The NUFBTE President said the new tariff would not make Nigerian companies competitive with their colleagues outside the country and would further encourage importation instead of local production. This will escalate the problem of smuggling of alcohol and cigarette products, he argued.

He said, “The British American Tobacco (BAT) has just decided to make Nigeria its African headquarters where all its products for other African countries would be produced, but this may make the company to relocate to other African country with much more favourable policy.

“We can recall that Dunlop, Mitchellin relocated to Ghana due to unfavourable policy and now produce there and still bring the products to Nigeria because this is where the market is. That means Nigeria is providing employment for foreigners while our people walk the streets daily looking for jobs. It is sad!”

Oyelekan said what the union expected from the government was to look for a way to create jobs for Nigerians and maintain the existing jobs with the high insecurity in the land.

He also stated that the drive towards foreign direct investment would be impacted negatively as no investor would like to invest in an economy with low return on investment.

“Our employers have already notified us that it would lead to shut down of some of their companies. What government should be doing is to come up with policy that will discourage employers from downsizing, but before they can do that tariff has to be reasonable”, he said.

The Nigeria Breweries (NB) Plc, at its Pre- Annual General Meeting event last week  corroborated the fact that consumers may have to pay more for the consumption of the alcoholic drinks from June this year if Federal Government insists on going ahead with the increase in tariffs.

According to the Managing Director of the NB, Jordi Borrut Bel, the new tariff would be adding a bigger challenge to the sector that is barely striving to survive amidst the present economic challenges in the country.

“We would have to pass it on to the consumer, though we would do it in the most responsible way that we can manage”, he said.

He stated that the company supported the Federal Government call for specific transparency, but equally advised it not to do what will go against its policy on job creation.

OPS stand

The Organised  Private Sector (OPS) is however calling for the total reversal of the new tariff, which it maintained may lead not only to loss of jobs, but total extinction of the companies in the sector.

The President of the Manufacturers Association of Nigeria (MAN), Frank Jacobs said none of the companies targeted by the policy will remain in existence by 2020.

He said, MAN was still engaging government on this policy. We know in 3 years when it would be in full force, the companies definitely must close shop because there is no way any of them will survive.

“It will affect workers too, hence we are on the same page, if the company is closed, there would be no jobs.”

The Director General of the Lagos Chamber of Commerce and Industry (LCCI), Muda Yusuf, also shared the view that imposition of Excise duty on manufacturing firms at a time like this would do more harm than good to the economy.  
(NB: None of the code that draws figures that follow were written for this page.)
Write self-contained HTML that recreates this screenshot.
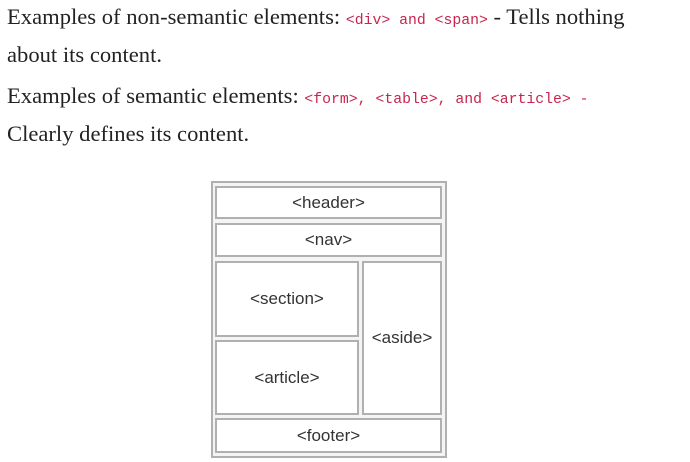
<!DOCTYPE html>
<html><head><meta charset="utf-8"><style>
body{margin:0;width:690px;height:462px;background:#fff;position:relative;overflow:hidden;font-family:"Liberation Serif",serif;color:#222}
.l{position:absolute;left:7px;font-size:22.6px;white-space:nowrap;line-height:24px}
code{font-family:"Liberation Mono",monospace;font-size:14.8px;color:#c7254e}
.b{position:absolute;box-sizing:border-box;border:2px solid #b0b0b0;background:#fff;display:flex;align-items:center;justify-content:center;font-family:"Liberation Sans",sans-serif;font-size:17px;color:#333}
</style></head><body>
<div class="l" style="top:5px">Examples of non-semantic elements: <code>&lt;div&gt; and &lt;span&gt;</code> - Tells nothing</div>
<div class="l" style="top:43px">about its content.</div>
<div class="l" style="top:84px">Examples of semantic elements: <code>&lt;form&gt;, &lt;table&gt;, and &lt;article&gt; -</code></div>
<div class="l" style="top:122px">Clearly defines its content.</div>
<div class="b" style="left:211px;top:181px;width:236px;height:277px;background:#f4f4f4"></div>
<div class="b" style="left:215px;top:186px;width:227px;height:33px">&lt;header&gt;</div>
<div class="b" style="left:215px;top:223px;width:227px;height:34px">&lt;nav&gt;</div>
<div class="b" style="left:215px;top:261px;width:144px;height:76px">&lt;section&gt;</div>
<div class="b" style="left:215px;top:340px;width:144px;height:75px">&lt;article&gt;</div>
<div class="b" style="left:362px;top:261px;width:80px;height:154px">&lt;aside&gt;</div>
<div class="b" style="left:215px;top:418px;width:227px;height:35px">&lt;footer&gt;</div>
</body></html>
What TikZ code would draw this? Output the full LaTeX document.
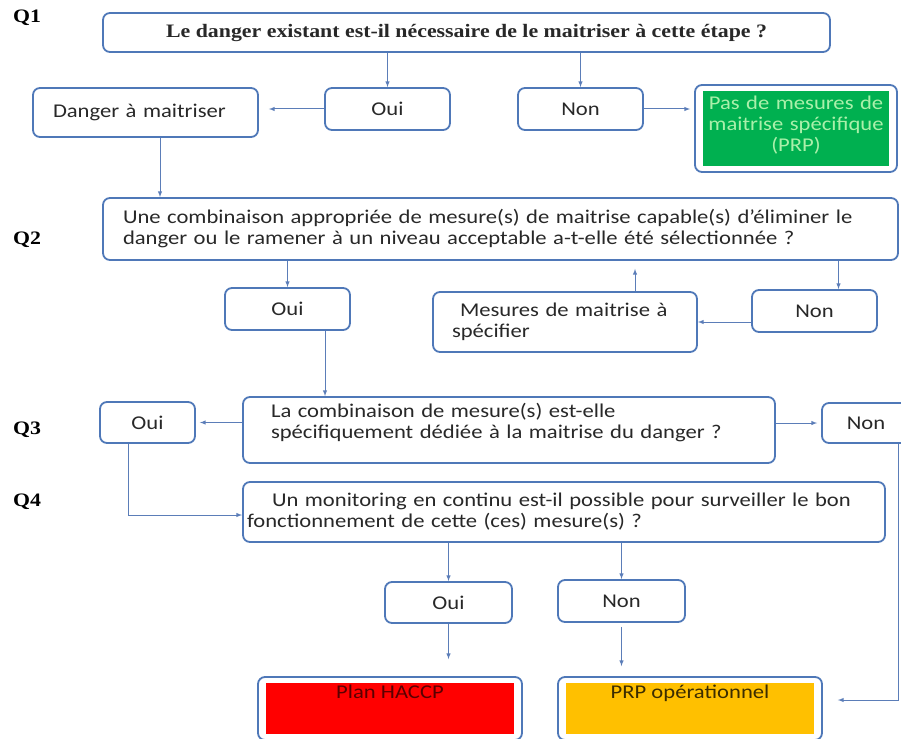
\documentclass[tikz,border=0pt]{standalone}
\usepackage{fontspec}
\setsansfont{Carlito}[FakeStretch=1.16]
\newfontfamily\timesf{Liberation Serif}[FakeStretch=1.15]
\usetikzlibrary{arrows}

\definecolor{bord}{RGB}{79,120,184}
\definecolor{lin}{RGB}{91,125,184}
\definecolor{txt}{RGB}{40,40,40}
\definecolor{vert}{RGB}{0,176,80}
\definecolor{vertclair}{RGB}{170,240,170}
\definecolor{rouge}{RGB}{255,0,0}
\definecolor{jaune}{RGB}{255,192,0}

\tikzset{
  boite/.style={draw=bord, line width=1.8pt, rounded corners=7pt, fill=white,
    inner sep=0pt, text=txt, font=\sffamily\fontsize{19.5}{21}\selectfont},
  rempli/.style={boite, path picture={\fill[#1, sharp corners]
    ([shift={(8pt,6pt)}]path picture bounding box.south west) rectangle
    ([shift={(-8pt,-6pt)}]path picture bounding box.north east);}},
  fl/.style={->, >=latex, draw=lin, line width=1pt},
  qlab/.style={font=\timesf\bfseries\fontsize{19}{19}\selectfont, text=black}
}

\begin{document}
\begin{tikzpicture}[x=1pt, y=-1pt]
\useasboundingbox (0,0) rectangle (901,738);
\clip (0,0) rectangle (901,738);

\node[qlab] (lq1) at (27,18) {Q1};
\node[qlab] (lq2) at (27,240) {Q2};
\node[qlab] (lq3) at (27,430) {Q3};
\node[qlab] (lq4) at (27,502) {Q4};

% Q1
\node[boite, minimum width=727, minimum height=39, font=\timesf\bfseries\fontsize{19}{20}\selectfont]
  (q1) at (466.5,32.5) {Le danger existant est-il nécessaire de le maitriser à cette étape ?};
\node[boite, minimum width=125, minimum height=42] (oui1) at (387.5,109) {Oui};
\node[boite, minimum width=125, minimum height=42] (non1) at (580.5,109) {Non};
\node[boite, minimum width=225, minimum height=49, text width=185, inner xsep=20, align=left]
  (danger) at (145.5,112.5) {Danger à maitriser};
\node[rempli=vert, minimum width=202, minimum height=87, text width=190, align=center,
  text=vertclair, text depth=52pt] (prp) at (796,128.5)
  {Pas de mesures de\\maitrise spécifique\\(PRP)};

% Q2
\node[boite, minimum width=795, minimum height=62, text width=755, inner xsep=20, align=left]
  (q2) at (500.5,229) {Une combinaison appropriée de mesure(s) de maitrise capable(s) d'éliminer le\\danger ou le ramener à un niveau acceptable a-t-elle été sélectionnée ?};
\node[boite, minimum width=125, minimum height=42] (oui2) at (287.5,309) {Oui};
\node[boite, minimum width=125, minimum height=42] (non2) at (814.5,311) {Non};
\node[boite, minimum width=264, minimum height=60, text width=226, inner xsep=19, align=left]
  (mes) at (565,322) {\hspace*{8pt}Mesures de maitrise à\\spécifier};

% Q3
\node[boite, minimum width=532, minimum height=66, text width=476, inner xsep=28, align=left,
  text depth=40pt] (q3) at (509,430)
  {La combinaison de mesure(s) est-elle\\spécifiquement dédiée à la maitrise du danger ?};
\node[boite, minimum width=95, minimum height=41] (oui3) at (147.5,422.5) {Oui};
\node[boite, minimum width=88, minimum height=40] (non3) at (866,423) {Non};

% Q4
\node[boite, minimum width=642, minimum height=60, text width=634, inner xsep=4, align=left]
  (q4) at (564,512) {\hspace*{25pt}Un monitoring en continu est-il possible pour surveiller le bon\\fonctionnement de cette (ces) mesure(s) ?};
\node[boite, minimum width=127, minimum height=41] (oui4) at (448.5,602.5) {Oui};
\node[boite, minimum width=127, minimum height=42] (non4) at (621.5,601) {Non};
\node[rempli=rouge, minimum width=264, minimum height=63, text={rgb,255:red,90;green,0;blue,0},
  text depth=33pt] (haccp) at (390,708.5) {Plan HACCP};
\node[rempli=jaune, minimum width=264, minimum height=63, text={rgb,255:red,60;green,45;blue,0},
  text depth=33pt] (prpop) at (690,708.5) {PRP opérationnel};

% liaisons
\draw[fl] (oui1.north |- q1.south) -- (oui1.north);
\draw[fl] (non1.north |- q1.south) -- (non1.north);
\draw[fl, shorten >=10pt] (oui1.west) -- (oui1.west -| danger.east);
\draw[fl, shorten >=4pt] (non1.east) -- (non1.east -| prp.west);
\draw[fl] ([xshift=14.5]danger.south) -- ([xshift=14.5]danger.south |- q2.north);

\draw[fl] (oui2.north |- q2.south) -- (oui2.north);
\draw[fl] ([xshift=24]non2.north |- q2.south) -- ([xshift=24]non2.north);
\draw[fl] ([yshift=-11]non2.west) -- ([yshift=-11]non2.west -| mes.east);
\draw[fl, shorten >=8pt] ([xshift=70]mes.north) -- ([xshift=70]mes.north |- q2.south);
\draw[fl] ([xshift=37.5]oui2.south) -- ([xshift=37.5]oui2.south |- q3.north);

\draw[fl, shorten >=4pt] (oui3.east -| q3.west) -- (oui3.east);
\draw[fl, shorten >=4pt] (non3.west -| q3.east) -- (non3.west);
\draw[fl] ([xshift=-19.5]oui3.south) |- ([yshift=-3]q4.west);
\draw[fl, shorten >=15pt] ([xshift=32]non3.south) |- ([yshift=8.5]prpop.east);

\draw[fl] (oui4.north |- q4.south) -- (oui4.north);
\draw[fl] (non4.north |- q4.south) -- (non4.north);
\draw[fl, shorten >=17pt] (oui4.south) -- (oui4.south |- haccp.north);
\draw[fl, shorten <=4pt, shorten >=10pt] (non4.south) -- (non4.south |- prpop.north);

\end{tikzpicture}
\end{document}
According to him, one of the most vulnerable sectors of the Nigerian economy is the manufacturing sector.  He said, “Already, the sector is grappling with high operating cost, high energy cost, weak purchasing power of consumers, an unfriendly tax environment, influx of smuggled products and high cost of logistics.”

The LCCI director general equally said that imposing additional excise duty would conflict with the vision of the ERGP regarding economic diversification, job creation and local value addition.    

“If the government cannot give tax incentives to manufacturing firms, it should not impose additional tax burden on them, given the challenging operating environment for production in the economy”, he stated.

For its part, the Nigeria Employers Consultative Association (NECA), said the increase at this period when the economy is just coming out of recession with the low purchasing power of the citizens was indeed a bad time to make any additional demand on the people.

The Director General of NECA, Segun Oshinowo, said the disposable income of an average Nigerian has drastically decreased relative to what it could purchase two to three years ago.